2018-07-21 02:46 PM
I'll try to be brief, but that's almost impossible for me, so I'll apologize now. TL;DR: I'm sorry.
We have an HA-pair of 2240-4s in our HQ. We are running Ontap 8.2.5P1 7-Mode. I know. And that's why I put it in bold because, being ancient, much of the advise I got from the NetApp Technical Support staff was slightly incorrect, because the information they researched, and KB links were for Cluster Mode. So when I, or we, would walk through the steps of what I'm about to describe, things didn't work as expected because of syntax changes between the two Ontap versions.
To break it down, we suffered a major problem a couple weeks ago when we lost the air conditioning to the server room, resulting in filer A losing six disks (not all at once, but over the time it took to pull the trigger on remotely powering off our server room. In the meantime, everything was overheating and we suffered a WAFL inconsistency.
NetApp techs were great and dedicated, I want to make that clear. But the issue was (and rightly so) everyone just assumes you're running cluster mode.
Now, my question. In all the rukus, HA got broken, and NetApp's determination is that options for cf.mode is set to HA on both filers. But the chassis NVRAM reports A as being in Non-HA mode. At the end of this post, I'll paste the options cf output so you can see.
Therefore, I've been provided a KB which I've tentatively scheduled for next Tuesday night. It involves opening up the chassis and removing the batteries from CMOS and NVRAM and clearing it out. It will cause an outage.My only concern at this point is I'm not familiar with the internals of a 2240, never opened one up, and this is the first time I've dealt with this issue...and all the articles I seem to find are for other scenarios, filers and, of course, clustered mode. I just want to confirm this seems like the appropriate solution, or the possibility of an online solution or PROM setting that could avoid any downtime.
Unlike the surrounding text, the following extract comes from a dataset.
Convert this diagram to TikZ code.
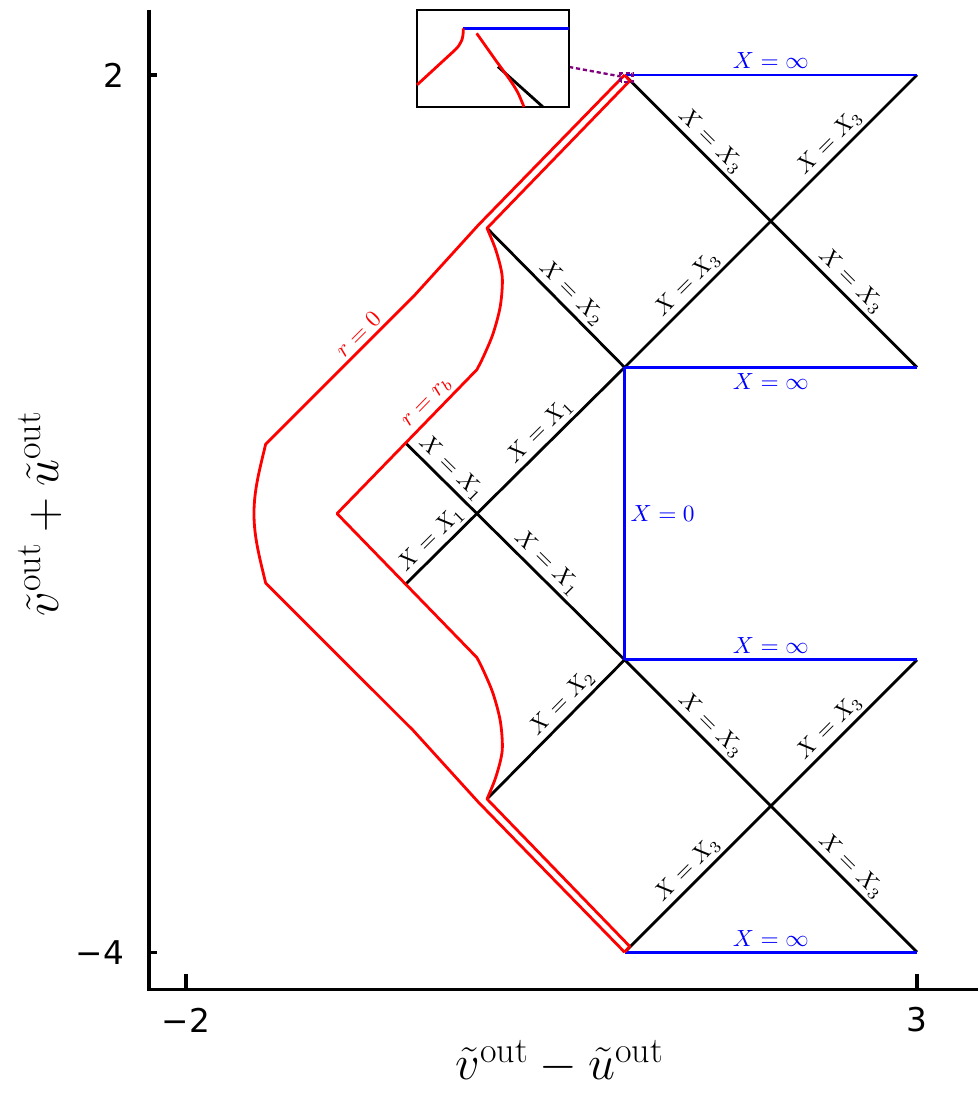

I love the overtime, but I also love sleep. And I want to stress, the engineer who has ownership has been great, available, informative and dedicated. I'm not questioning their (and their team's) remedy. But I have nothing to lose by asking the community.
Below is the article link and following that are the cf information from A and B. A is the one that had the problems.
This is the article:
Error message: Chassis FRU PROM write operation failed Replace the system chassis of controller
Here are our options cf for A-filer, followed by B-filer (A is the one that suffered all the problems)
A-filer> cf enable
Controller is in Non-HA mode.
A-filer> options.cf.enable true
options.cf.enable not found. Type '?' for a list of commands
A-filer> options cf ?
Setting invalid option cf failed.
B-filer> cf status
A-filer may be down, takeover disabled because of reason (takeover disabled by partner)
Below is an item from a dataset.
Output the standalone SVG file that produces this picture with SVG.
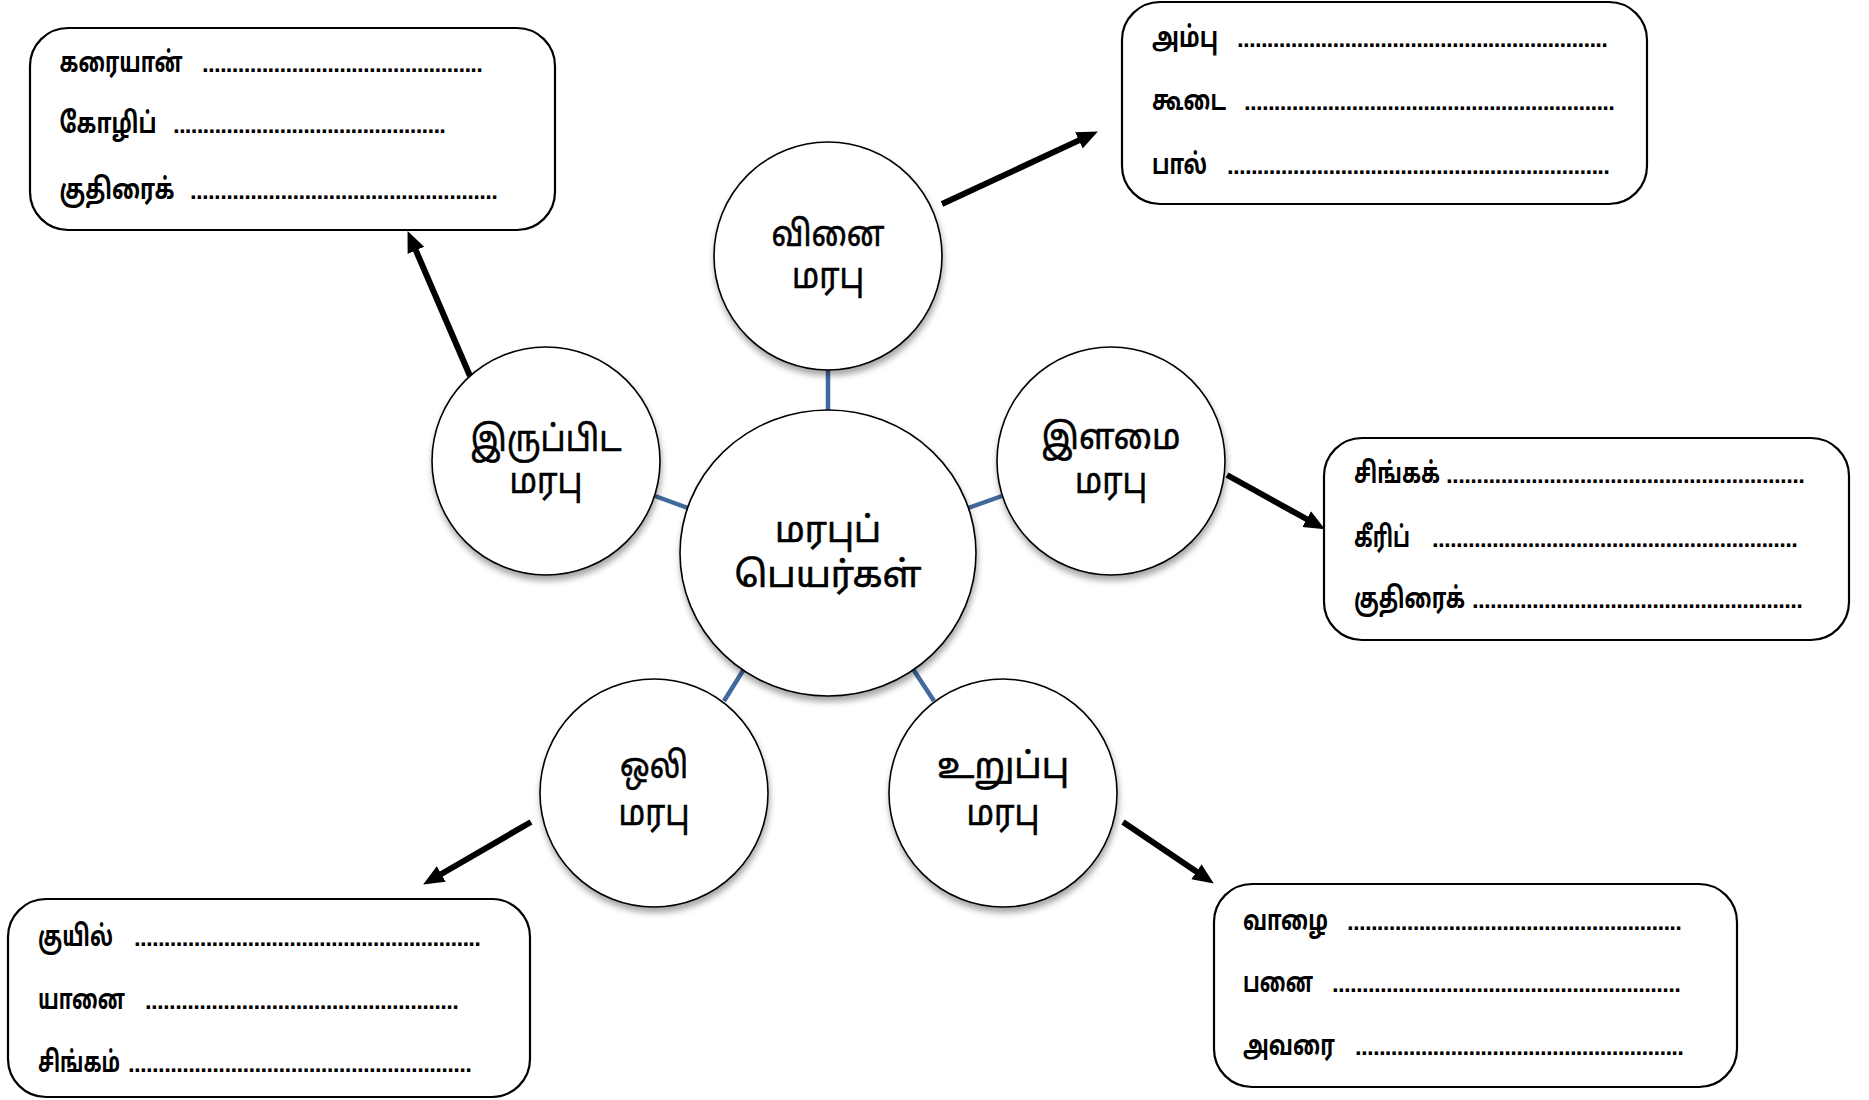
<svg xmlns="http://www.w3.org/2000/svg" width="1869" height="1100" viewBox="0 0 1869 1100">
<style>
.box{fill:#fff;stroke:#000;stroke-width:2.2}
.circ{fill:#fff;stroke:#000;stroke-width:1.6;filter:url(#sh)}
.lbl{font-family:"Noto Sans Tamil","Lohit Tamil","Latha","Noto Sans",sans-serif;font-weight:bold;font-size:29px;fill:#000}
.dots{font-family:"Liberation Sans",Arial,sans-serif;font-weight:bold;font-size:24px;fill:#000}
.ct{font-family:"Noto Sans Tamil","Lohit Tamil","Latha","Noto Sans",sans-serif;font-size:36px;fill:#000;stroke:#000;stroke-width:0.6;text-anchor:middle}
.blue{stroke:#41699c;stroke-width:4.5;fill:none}
.arr{stroke:#000;stroke-width:6;fill:none;marker-end:url(#ah)}
</style>
<defs>
<filter id="sh" x="-20%" y="-20%" width="140%" height="145%">
<feDropShadow dx="1" dy="5" stdDeviation="3" flood-color="#000" flood-opacity="0.35"/>
</filter>
<marker id="ah" markerUnits="userSpaceOnUse" markerWidth="22" markerHeight="20" refX="6" refY="9" orient="auto">
<path d="M0,0 L21,9 L0,18 z" fill="#000"/>
</marker>
</defs>
<rect width="1869" height="1100" fill="#fff"/>

<g id="connectors">
<line class="blue" x1="828" y1="368" x2="828" y2="411"/>
<line class="blue" x1="655" y1="496" x2="688" y2="508"/>
<line class="blue" x1="968" y1="508" x2="1002" y2="496"/>
<line class="blue" x1="724" y1="701" x2="744" y2="669"/>
<line class="blue" x1="913" y1="669" x2="934" y2="701"/>
<path class="arr" d="M942,204 L1084.3,137.9"/>
<path class="arr" d="M470,376 L413.5,244.9"/>
<path class="arr" d="M1227,475 L1311.9,522"/>
<path class="arr" d="M531,822 L436.1,877"/>
<path class="arr" d="M1123,822 L1201.4,875.1"/>
</g>

<g id="node-center">
<ellipse class="circ" cx="828" cy="553" rx="148" ry="143"/>
<text class="ct" x="828" y="542" textLength="106" lengthAdjust="spacingAndGlyphs">மரபுப்</text>
<text class="ct" x="828" y="587" textLength="187" lengthAdjust="spacingAndGlyphs">பெயர்கள்</text>
</g>

<g id="node-vinai">
<circle class="circ" cx="828" cy="256" r="114"/>
<text class="ct" x="828" y="246" textLength="113" lengthAdjust="spacingAndGlyphs">வினை</text>
<text class="ct" x="828" y="288" textLength="72" lengthAdjust="spacingAndGlyphs">மரபு</text>
</g>

<g id="node-iruppida">
<circle class="circ" cx="546" cy="461" r="114"/>
<text class="ct" x="546" y="451" textLength="151" lengthAdjust="spacingAndGlyphs">இருப்பிட</text>
<text class="ct" x="546" y="493" textLength="73" lengthAdjust="spacingAndGlyphs">மரபு</text>
</g>

<g id="node-ilamai">
<circle class="circ" cx="1111" cy="461" r="114"/>
<text class="ct" x="1111" y="449" textLength="139" lengthAdjust="spacingAndGlyphs">இளமை</text>
<text class="ct" x="1111" y="493" textLength="72" lengthAdjust="spacingAndGlyphs">மரபு</text>
</g>

<g id="node-oli">
<circle class="circ" cx="654" cy="793" r="114"/>
<text class="ct" x="654" y="778" textLength="68" lengthAdjust="spacingAndGlyphs">ஒலி</text>
<text class="ct" x="654" y="825" textLength="71" lengthAdjust="spacingAndGlyphs">மரபு</text>
</g>

<g id="node-uruppu">
<circle class="circ" cx="1003" cy="793" r="114"/>
<text class="ct" x="1003" y="778" textLength="132" lengthAdjust="spacingAndGlyphs">உறுப்பு</text>
<text class="ct" x="1003" y="825" textLength="73" lengthAdjust="spacingAndGlyphs">மரபு</text>
</g>

<g id="box-tl">
<rect class="box" x="30" y="28" width="525" height="202" rx="38" ry="38"/>
<text class="lbl" y="72"><tspan x="59.5" textLength="123" lengthAdjust="spacingAndGlyphs">கரையான்</tspan><tspan class="dots" x="202" textLength="281" lengthAdjust="spacing">...............................................</tspan></text>
<text class="lbl" y="133"><tspan x="59.5" textLength="97" lengthAdjust="spacingAndGlyphs">கோழிப்</tspan><tspan class="dots" x="173" textLength="273" lengthAdjust="spacing">..............................................</tspan></text>
<text class="lbl" y="199"><tspan x="59.5" textLength="115" lengthAdjust="spacingAndGlyphs">குதிரைக்</tspan><tspan class="dots" x="190" textLength="308" lengthAdjust="spacing">...................................................</tspan></text>
</g>

<g id="box-tr">
<rect class="box" x="1122" y="2" width="525" height="202" rx="38" ry="38"/>
<text class="lbl" y="47"><tspan x="1152" textLength="66" lengthAdjust="spacingAndGlyphs">அம்பு</tspan><tspan class="dots" x="1237" textLength="371" lengthAdjust="spacing">..............................................................</tspan></text>
<text class="lbl" y="110"><tspan x="1152" textLength="74" lengthAdjust="spacingAndGlyphs">கூடை</tspan><tspan class="dots" x="1244" textLength="371" lengthAdjust="spacing">..............................................................</tspan></text>
<text class="lbl" y="174"><tspan x="1152" textLength="55" lengthAdjust="spacingAndGlyphs">பால்</tspan><tspan class="dots" x="1227" textLength="383" lengthAdjust="spacing">................................................................</tspan></text>
</g>

<g id="box-rm">
<rect class="box" x="1324" y="438" width="525" height="202" rx="38" ry="38"/>
<text class="lbl" y="483"><tspan x="1354" textLength="86" lengthAdjust="spacingAndGlyphs">சிங்கக்</tspan><tspan class="dots" x="1446" textLength="359" lengthAdjust="spacing">...........................................................</tspan></text>
<text class="lbl" y="547"><tspan x="1354" textLength="56" lengthAdjust="spacingAndGlyphs">கீரிப்</tspan><tspan class="dots" x="1432" textLength="366" lengthAdjust="spacing">.............................................................</tspan></text>
<text class="lbl" y="608"><tspan x="1354" textLength="111" lengthAdjust="spacingAndGlyphs">குதிரைக்</tspan><tspan class="dots" x="1472" textLength="331" lengthAdjust="spacing">.......................................................</tspan></text>
</g>

<g id="box-bl">
<rect class="box" x="8" y="899" width="522" height="198" rx="38" ry="38"/>
<text class="lbl" y="946"><tspan x="38" textLength="75" lengthAdjust="spacingAndGlyphs">குயில்</tspan><tspan class="dots" x="134" textLength="347" lengthAdjust="spacing">..........................................................</tspan></text>
<text class="lbl" y="1009"><tspan x="38" textLength="87" lengthAdjust="spacingAndGlyphs">யானை</tspan><tspan class="dots" x="145" textLength="314" lengthAdjust="spacing">....................................................</tspan></text>
<text class="lbl" y="1072"><tspan x="38" textLength="82" lengthAdjust="spacingAndGlyphs">சிங்கம்</tspan><tspan class="dots" x="128" textLength="344" lengthAdjust="spacing">.........................................................</tspan></text>
</g>

<g id="box-br">
<rect class="box" x="1214" y="884" width="523" height="203" rx="38" ry="38"/>
<text class="lbl" y="930"><tspan x="1243" textLength="85" lengthAdjust="spacingAndGlyphs">வாழை</tspan><tspan class="dots" x="1347" textLength="335" lengthAdjust="spacing">........................................................</tspan></text>
<text class="lbl" y="992"><tspan x="1243" textLength="70" lengthAdjust="spacingAndGlyphs">பனை</tspan><tspan class="dots" x="1332" textLength="349" lengthAdjust="spacing">..........................................................</tspan></text>
<text class="lbl" y="1055"><tspan x="1243" textLength="92" lengthAdjust="spacingAndGlyphs">அவரை</tspan><tspan class="dots" x="1355" textLength="329" lengthAdjust="spacing">.......................................................</tspan></text>
</g>
</svg>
B-filer has disabled takeover by A-filer (unsynchronized log)
VIA Interconnect is up (link up).
B-filer> options cf
cf.remote_syncmirror.enable off (same value required in local+partner)
cf.sfoaggr_maxtime 120 (value might be overwritten in takeover)
cf.takeover.on_network_interface_failure.policy all_nics (same value in local+partner recommended)
cf.takeover.use_mcrc_file off (value might be overwritten in takeover)
Solved! See The Solution
4 REPLIES 4
2018-07-22 08:18 PM
Have you already tried "cf disable" on controller A yet?
There should be an FRU map on the top of the PCM (the slide out module). Otherwise this photo shows the insides - the NVRAM battery is the large black plastic unit at the bottom of the motherboard, while the CMOS one is the coin cell on the right bottom of the board
Re: HA Broken, want to confirm steps
2018-07-22 10:56 PM
Thanks for the information and illustration! I just tried disable/enable and receive the same error:
la-fas01-a> cf status
Indeterminate state. Mode is HA, FRU value is non-HA.
I was just hoping there would have been a way to issue a command from the SP, but I'm sure the way things are engineered, the system has to be off, just like changing a bios setting. And I strongly assumed that if this is the procedure I was given, that's the only way to accomplish this. And, to be honest, even if someone came up with a hack, I'd still probably stick with the official plan. Just wanted to see what was out there, you never know!
Again, thank you!
Re: HA Broken, want to confirm steps
2018-07-22 11:15 PM
Yes - there is a degree of BIOS assisted memory partitioning performed in HA mode so it needs to be set before ONTAP boots. I've reviewed available internal documentation and there does not appear to be a workaround.